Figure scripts
====

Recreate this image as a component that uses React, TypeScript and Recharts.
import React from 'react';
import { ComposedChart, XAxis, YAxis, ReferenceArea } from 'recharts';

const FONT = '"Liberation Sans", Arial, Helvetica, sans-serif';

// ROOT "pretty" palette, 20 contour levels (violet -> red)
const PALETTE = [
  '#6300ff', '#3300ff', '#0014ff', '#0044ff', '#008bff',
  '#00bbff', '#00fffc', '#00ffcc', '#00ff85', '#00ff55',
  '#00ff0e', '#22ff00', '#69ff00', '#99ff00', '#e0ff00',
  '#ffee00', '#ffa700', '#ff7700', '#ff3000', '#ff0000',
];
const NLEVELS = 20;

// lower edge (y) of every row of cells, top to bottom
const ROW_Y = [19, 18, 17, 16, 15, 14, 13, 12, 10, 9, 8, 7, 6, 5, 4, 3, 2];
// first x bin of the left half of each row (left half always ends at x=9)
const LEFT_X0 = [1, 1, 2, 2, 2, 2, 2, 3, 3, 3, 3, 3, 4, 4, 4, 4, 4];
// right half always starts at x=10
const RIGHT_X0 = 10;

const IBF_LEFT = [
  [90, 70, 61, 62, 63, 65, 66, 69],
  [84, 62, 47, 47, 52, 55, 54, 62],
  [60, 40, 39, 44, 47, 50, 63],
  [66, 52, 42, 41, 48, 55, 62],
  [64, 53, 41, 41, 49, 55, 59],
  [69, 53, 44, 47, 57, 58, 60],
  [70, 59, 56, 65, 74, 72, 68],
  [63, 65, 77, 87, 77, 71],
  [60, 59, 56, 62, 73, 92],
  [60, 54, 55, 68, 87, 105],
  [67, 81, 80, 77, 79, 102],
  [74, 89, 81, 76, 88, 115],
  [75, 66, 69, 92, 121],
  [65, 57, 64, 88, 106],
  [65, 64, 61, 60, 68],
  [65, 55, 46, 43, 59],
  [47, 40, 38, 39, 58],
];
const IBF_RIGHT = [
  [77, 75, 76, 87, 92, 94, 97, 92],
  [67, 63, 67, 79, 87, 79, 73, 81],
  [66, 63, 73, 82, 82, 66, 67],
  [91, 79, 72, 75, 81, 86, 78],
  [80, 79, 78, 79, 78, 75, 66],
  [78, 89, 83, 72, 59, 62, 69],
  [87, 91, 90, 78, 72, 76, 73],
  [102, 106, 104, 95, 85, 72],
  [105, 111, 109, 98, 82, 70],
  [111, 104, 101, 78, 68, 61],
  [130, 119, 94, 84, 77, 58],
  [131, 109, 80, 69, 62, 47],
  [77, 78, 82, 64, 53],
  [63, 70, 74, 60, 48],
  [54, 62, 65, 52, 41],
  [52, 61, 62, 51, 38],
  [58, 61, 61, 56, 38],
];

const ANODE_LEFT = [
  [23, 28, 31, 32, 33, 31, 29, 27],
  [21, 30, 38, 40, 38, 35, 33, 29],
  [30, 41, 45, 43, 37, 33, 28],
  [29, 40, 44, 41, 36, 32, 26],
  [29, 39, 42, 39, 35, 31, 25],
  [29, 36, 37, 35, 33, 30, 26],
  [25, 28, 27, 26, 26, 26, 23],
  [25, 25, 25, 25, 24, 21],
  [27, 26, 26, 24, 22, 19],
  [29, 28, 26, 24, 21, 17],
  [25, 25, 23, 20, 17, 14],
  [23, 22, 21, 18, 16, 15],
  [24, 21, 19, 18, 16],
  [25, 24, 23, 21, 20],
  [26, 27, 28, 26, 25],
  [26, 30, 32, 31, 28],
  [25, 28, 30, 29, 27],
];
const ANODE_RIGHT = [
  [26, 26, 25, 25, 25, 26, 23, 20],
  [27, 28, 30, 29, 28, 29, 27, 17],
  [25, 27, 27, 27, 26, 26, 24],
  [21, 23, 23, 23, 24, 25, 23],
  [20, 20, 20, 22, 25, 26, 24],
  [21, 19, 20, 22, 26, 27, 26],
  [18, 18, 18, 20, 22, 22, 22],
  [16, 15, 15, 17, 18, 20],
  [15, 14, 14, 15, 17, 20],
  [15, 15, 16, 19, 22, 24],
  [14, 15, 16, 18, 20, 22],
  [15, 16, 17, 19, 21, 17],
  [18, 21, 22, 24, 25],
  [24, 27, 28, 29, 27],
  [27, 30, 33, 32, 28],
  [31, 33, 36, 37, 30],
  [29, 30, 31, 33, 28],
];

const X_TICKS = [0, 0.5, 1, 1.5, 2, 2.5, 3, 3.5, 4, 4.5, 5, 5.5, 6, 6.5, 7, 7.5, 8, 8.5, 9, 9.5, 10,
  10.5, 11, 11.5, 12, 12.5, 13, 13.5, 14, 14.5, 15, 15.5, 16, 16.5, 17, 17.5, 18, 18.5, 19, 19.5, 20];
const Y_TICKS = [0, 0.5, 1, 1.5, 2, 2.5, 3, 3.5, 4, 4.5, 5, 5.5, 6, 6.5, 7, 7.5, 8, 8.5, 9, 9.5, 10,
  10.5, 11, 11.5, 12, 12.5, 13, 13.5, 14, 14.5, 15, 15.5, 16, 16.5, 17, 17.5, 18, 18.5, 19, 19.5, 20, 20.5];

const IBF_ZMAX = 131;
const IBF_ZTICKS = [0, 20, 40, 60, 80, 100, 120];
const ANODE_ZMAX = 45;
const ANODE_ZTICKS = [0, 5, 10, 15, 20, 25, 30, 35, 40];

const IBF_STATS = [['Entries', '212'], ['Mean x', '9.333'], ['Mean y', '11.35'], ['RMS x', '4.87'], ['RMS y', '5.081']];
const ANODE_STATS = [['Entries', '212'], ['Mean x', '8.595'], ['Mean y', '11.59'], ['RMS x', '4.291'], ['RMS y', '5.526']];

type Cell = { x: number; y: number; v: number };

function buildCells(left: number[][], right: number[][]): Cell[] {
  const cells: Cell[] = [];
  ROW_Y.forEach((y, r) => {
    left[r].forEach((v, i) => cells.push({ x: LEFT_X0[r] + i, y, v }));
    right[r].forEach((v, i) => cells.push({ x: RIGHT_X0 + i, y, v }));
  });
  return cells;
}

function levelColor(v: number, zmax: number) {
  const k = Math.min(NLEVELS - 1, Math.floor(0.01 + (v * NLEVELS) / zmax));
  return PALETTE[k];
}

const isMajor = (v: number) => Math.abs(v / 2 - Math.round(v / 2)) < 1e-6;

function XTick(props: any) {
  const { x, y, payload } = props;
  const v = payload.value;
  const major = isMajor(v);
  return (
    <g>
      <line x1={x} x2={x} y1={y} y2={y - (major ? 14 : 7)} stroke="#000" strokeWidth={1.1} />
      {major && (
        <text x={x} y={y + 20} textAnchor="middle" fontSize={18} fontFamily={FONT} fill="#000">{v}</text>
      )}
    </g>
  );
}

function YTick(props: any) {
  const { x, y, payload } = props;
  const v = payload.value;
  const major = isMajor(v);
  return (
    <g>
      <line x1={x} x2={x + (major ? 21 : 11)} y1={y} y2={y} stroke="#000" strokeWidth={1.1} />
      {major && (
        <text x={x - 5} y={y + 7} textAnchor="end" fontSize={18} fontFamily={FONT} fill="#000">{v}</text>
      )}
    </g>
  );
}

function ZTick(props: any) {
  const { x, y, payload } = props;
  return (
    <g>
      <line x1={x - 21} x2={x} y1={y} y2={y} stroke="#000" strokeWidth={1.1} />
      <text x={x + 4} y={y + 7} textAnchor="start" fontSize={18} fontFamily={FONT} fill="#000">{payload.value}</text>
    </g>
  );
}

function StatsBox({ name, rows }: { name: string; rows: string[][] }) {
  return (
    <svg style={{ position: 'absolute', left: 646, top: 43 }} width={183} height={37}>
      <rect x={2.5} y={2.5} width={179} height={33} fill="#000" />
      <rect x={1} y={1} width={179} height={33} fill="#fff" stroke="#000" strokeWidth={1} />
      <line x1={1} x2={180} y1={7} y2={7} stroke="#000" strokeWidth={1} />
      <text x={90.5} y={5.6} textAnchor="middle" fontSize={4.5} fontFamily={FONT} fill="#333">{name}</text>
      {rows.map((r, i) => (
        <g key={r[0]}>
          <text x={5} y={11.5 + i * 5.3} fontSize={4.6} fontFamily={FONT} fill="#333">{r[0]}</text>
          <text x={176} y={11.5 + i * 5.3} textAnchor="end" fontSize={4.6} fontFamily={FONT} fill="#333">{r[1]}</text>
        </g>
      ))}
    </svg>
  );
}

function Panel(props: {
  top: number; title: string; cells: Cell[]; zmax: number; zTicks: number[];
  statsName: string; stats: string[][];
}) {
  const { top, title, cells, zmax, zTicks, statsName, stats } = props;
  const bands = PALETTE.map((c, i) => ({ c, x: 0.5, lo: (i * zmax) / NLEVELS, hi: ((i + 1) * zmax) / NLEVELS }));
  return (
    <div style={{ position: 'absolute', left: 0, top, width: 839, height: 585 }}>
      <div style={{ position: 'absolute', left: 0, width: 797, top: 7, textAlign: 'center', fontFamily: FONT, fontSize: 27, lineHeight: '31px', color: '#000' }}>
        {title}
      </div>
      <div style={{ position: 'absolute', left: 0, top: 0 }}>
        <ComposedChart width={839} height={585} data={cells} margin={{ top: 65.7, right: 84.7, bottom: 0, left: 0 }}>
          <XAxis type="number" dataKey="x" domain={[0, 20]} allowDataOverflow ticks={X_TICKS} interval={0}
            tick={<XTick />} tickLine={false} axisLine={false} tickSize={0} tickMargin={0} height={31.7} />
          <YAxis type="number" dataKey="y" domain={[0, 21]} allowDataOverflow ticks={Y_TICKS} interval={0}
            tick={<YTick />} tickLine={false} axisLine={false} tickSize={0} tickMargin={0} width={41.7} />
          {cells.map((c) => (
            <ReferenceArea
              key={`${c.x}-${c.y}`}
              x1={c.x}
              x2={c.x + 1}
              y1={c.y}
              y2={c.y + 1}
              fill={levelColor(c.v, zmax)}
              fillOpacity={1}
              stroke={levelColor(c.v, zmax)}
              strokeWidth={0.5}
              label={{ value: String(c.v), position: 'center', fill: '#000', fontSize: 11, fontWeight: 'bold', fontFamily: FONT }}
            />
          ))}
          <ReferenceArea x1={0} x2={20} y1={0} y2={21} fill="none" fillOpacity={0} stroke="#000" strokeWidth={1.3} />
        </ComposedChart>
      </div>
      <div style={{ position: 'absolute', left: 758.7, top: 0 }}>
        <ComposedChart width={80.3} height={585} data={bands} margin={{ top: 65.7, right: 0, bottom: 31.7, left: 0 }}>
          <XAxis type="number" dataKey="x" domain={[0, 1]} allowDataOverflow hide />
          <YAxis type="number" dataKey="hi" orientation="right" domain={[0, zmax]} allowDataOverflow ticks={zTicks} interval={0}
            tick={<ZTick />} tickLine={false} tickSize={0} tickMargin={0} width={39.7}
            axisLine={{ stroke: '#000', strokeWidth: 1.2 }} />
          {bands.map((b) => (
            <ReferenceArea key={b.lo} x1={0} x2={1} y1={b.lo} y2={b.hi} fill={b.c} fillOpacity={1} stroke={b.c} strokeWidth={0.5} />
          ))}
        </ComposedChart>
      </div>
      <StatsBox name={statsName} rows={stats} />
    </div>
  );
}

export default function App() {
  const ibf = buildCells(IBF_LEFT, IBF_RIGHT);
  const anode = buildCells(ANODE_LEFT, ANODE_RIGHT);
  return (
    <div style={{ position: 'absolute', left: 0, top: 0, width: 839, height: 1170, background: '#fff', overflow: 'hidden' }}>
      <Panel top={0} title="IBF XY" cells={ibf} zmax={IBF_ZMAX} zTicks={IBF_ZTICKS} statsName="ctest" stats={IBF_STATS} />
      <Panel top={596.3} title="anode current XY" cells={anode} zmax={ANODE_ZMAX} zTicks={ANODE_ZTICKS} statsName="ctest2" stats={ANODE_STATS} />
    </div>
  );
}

====

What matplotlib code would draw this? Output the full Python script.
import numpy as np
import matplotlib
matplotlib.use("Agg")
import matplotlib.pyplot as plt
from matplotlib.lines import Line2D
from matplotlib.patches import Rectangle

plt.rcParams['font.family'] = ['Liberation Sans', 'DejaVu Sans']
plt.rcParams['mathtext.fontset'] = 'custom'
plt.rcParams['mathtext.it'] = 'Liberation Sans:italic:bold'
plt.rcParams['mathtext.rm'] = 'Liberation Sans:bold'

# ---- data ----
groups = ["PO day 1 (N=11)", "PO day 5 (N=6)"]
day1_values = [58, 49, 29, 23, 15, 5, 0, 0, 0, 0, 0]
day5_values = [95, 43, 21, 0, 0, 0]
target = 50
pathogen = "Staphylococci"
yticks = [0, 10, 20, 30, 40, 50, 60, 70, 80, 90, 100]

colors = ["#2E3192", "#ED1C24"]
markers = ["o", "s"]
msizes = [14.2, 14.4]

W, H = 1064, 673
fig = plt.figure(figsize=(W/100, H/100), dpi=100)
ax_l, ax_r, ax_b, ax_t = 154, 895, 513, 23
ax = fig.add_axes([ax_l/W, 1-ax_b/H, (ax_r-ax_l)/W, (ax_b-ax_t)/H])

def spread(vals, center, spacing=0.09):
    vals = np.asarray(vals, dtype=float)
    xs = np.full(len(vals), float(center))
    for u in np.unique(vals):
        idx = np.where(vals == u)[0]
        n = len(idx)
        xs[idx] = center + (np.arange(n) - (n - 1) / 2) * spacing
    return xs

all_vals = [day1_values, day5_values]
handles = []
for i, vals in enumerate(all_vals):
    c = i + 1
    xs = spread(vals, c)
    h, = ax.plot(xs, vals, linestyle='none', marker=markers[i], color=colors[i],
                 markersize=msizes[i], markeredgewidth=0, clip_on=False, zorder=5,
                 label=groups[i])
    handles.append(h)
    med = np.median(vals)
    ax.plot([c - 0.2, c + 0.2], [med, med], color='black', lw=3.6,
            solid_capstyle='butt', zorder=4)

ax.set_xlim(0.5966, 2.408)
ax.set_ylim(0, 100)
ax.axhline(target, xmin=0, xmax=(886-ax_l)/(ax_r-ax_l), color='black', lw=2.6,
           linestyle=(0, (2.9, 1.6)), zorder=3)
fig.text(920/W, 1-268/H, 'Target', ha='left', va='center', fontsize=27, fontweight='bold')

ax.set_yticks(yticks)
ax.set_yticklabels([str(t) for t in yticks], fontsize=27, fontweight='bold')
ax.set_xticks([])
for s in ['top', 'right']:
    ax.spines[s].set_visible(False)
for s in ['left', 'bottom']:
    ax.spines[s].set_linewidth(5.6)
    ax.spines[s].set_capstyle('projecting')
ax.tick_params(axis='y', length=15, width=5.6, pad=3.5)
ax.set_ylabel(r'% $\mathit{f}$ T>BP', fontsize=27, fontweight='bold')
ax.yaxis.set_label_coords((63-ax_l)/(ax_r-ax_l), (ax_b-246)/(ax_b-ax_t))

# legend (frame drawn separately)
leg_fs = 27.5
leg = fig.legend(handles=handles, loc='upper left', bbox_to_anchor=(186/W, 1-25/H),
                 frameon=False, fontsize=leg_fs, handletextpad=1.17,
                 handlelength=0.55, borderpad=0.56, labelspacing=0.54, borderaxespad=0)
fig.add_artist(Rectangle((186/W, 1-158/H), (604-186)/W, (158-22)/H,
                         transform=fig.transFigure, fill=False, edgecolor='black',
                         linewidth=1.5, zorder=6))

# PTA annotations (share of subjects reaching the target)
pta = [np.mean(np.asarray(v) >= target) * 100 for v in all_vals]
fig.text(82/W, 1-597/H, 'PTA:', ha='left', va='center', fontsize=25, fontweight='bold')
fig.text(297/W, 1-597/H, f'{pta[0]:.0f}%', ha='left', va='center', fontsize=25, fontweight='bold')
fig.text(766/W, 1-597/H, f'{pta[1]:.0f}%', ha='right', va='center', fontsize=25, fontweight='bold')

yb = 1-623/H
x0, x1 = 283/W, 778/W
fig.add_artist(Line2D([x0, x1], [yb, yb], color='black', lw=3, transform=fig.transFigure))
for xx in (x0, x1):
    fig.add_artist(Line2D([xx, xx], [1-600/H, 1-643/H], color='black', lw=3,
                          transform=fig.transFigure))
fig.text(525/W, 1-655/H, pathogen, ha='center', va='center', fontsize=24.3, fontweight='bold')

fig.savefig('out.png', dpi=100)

====

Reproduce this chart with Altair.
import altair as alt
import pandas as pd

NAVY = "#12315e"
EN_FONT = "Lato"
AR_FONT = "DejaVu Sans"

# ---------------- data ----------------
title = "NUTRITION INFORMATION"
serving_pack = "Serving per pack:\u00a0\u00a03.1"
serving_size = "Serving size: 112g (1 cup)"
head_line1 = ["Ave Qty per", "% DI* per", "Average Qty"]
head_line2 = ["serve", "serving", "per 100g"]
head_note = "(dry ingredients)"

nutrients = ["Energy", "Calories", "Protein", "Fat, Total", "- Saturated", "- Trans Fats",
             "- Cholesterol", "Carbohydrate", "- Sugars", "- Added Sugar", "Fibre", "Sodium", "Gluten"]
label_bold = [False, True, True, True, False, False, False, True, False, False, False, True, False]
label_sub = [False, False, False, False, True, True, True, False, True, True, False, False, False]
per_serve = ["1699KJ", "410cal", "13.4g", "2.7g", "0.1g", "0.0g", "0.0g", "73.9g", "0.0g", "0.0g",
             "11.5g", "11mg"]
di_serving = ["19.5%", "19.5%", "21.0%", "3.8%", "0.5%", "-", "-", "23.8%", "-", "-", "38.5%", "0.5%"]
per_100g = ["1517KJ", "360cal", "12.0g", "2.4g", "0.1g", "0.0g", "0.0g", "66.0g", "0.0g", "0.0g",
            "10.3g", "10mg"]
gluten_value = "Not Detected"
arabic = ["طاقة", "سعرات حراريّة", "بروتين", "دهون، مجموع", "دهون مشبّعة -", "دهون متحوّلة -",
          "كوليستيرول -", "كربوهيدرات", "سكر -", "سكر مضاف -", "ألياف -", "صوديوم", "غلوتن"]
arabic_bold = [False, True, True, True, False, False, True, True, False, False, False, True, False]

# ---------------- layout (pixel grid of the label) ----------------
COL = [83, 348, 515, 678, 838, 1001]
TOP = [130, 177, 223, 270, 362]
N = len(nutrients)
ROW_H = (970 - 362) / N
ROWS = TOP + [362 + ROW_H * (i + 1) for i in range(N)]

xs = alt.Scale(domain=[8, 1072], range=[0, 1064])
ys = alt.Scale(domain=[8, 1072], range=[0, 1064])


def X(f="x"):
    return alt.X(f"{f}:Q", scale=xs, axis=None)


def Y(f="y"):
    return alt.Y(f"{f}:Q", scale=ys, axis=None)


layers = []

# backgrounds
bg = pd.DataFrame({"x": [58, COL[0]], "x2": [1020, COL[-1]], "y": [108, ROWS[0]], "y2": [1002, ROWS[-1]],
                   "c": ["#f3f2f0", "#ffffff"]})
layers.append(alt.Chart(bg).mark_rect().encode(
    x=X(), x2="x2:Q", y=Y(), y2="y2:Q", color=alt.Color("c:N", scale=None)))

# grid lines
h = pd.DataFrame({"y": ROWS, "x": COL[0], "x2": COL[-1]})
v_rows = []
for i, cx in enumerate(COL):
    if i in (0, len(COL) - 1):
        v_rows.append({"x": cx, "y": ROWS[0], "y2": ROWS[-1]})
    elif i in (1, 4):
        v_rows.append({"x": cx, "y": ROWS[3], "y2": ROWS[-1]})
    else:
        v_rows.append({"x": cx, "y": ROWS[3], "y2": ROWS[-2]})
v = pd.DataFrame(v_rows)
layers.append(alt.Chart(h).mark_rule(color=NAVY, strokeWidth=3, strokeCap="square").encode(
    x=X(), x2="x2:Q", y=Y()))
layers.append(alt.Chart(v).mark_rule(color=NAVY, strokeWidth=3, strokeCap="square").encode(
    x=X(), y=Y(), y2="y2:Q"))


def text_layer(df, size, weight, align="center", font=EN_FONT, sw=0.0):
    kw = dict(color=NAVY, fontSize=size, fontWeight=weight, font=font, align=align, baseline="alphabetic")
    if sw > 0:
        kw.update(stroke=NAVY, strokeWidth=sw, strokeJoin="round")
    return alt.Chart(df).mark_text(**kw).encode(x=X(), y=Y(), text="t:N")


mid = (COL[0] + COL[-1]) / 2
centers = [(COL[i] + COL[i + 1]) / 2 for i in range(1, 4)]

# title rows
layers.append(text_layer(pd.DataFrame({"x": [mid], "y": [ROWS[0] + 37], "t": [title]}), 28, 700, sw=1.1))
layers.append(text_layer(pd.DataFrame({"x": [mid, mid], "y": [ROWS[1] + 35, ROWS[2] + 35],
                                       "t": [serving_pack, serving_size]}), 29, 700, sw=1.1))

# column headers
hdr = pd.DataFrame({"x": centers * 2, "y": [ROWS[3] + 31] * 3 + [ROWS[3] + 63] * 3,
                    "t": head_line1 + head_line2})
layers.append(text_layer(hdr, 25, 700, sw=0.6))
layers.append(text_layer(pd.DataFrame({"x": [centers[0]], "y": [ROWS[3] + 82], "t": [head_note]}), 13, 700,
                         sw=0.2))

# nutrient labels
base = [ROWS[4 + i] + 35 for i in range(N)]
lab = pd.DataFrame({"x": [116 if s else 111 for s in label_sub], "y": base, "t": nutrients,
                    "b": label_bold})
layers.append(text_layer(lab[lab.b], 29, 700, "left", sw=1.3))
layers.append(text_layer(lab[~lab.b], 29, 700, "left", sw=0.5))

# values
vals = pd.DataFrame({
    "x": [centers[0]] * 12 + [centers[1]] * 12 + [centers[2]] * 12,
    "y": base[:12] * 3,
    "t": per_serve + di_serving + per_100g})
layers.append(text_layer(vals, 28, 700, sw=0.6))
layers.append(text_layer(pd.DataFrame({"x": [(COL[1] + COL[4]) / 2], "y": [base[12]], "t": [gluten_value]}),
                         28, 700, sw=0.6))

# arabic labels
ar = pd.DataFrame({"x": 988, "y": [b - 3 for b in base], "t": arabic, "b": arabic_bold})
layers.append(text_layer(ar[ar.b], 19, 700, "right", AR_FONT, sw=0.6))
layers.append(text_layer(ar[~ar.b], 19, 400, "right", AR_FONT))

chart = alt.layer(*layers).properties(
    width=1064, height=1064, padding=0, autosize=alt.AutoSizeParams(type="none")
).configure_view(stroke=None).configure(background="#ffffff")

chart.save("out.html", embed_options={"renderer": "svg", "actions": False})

====

* **Brief**:
Copy the records above exactly, beginning at the line that contains "Recreate this image" and stopping after the line that contains "const RIGHT_X0 = 10;".

* **Correct answer**:
Recreate this image as a component that uses React, TypeScript and Recharts.
import React from 'react';
import { ComposedChart, XAxis, YAxis, ReferenceArea } from 'recharts';

const FONT = '"Liberation Sans", Arial, Helvetica, sans-serif';

// ROOT "pretty" palette, 20 contour levels (violet -> red)
const PALETTE = [
  '#6300ff', '#3300ff', '#0014ff', '#0044ff', '#008bff',
  '#00bbff', '#00fffc', '#00ffcc', '#00ff85', '#00ff55',
  '#00ff0e', '#22ff00', '#69ff00', '#99ff00', '#e0ff00',
  '#ffee00', '#ffa700', '#ff7700', '#ff3000', '#ff0000',
];
const NLEVELS = 20;

// lower edge (y) of every row of cells, top to bottom
const ROW_Y = [19, 18, 17, 16, 15, 14, 13, 12, 10, 9, 8, 7, 6, 5, 4, 3, 2];
// first x bin of the left half of each row (left half always ends at x=9)
const LEFT_X0 = [1, 1, 2, 2, 2, 2, 2, 3, 3, 3, 3, 3, 4, 4, 4, 4, 4];
// right half always starts at x=10
const RIGHT_X0 = 10;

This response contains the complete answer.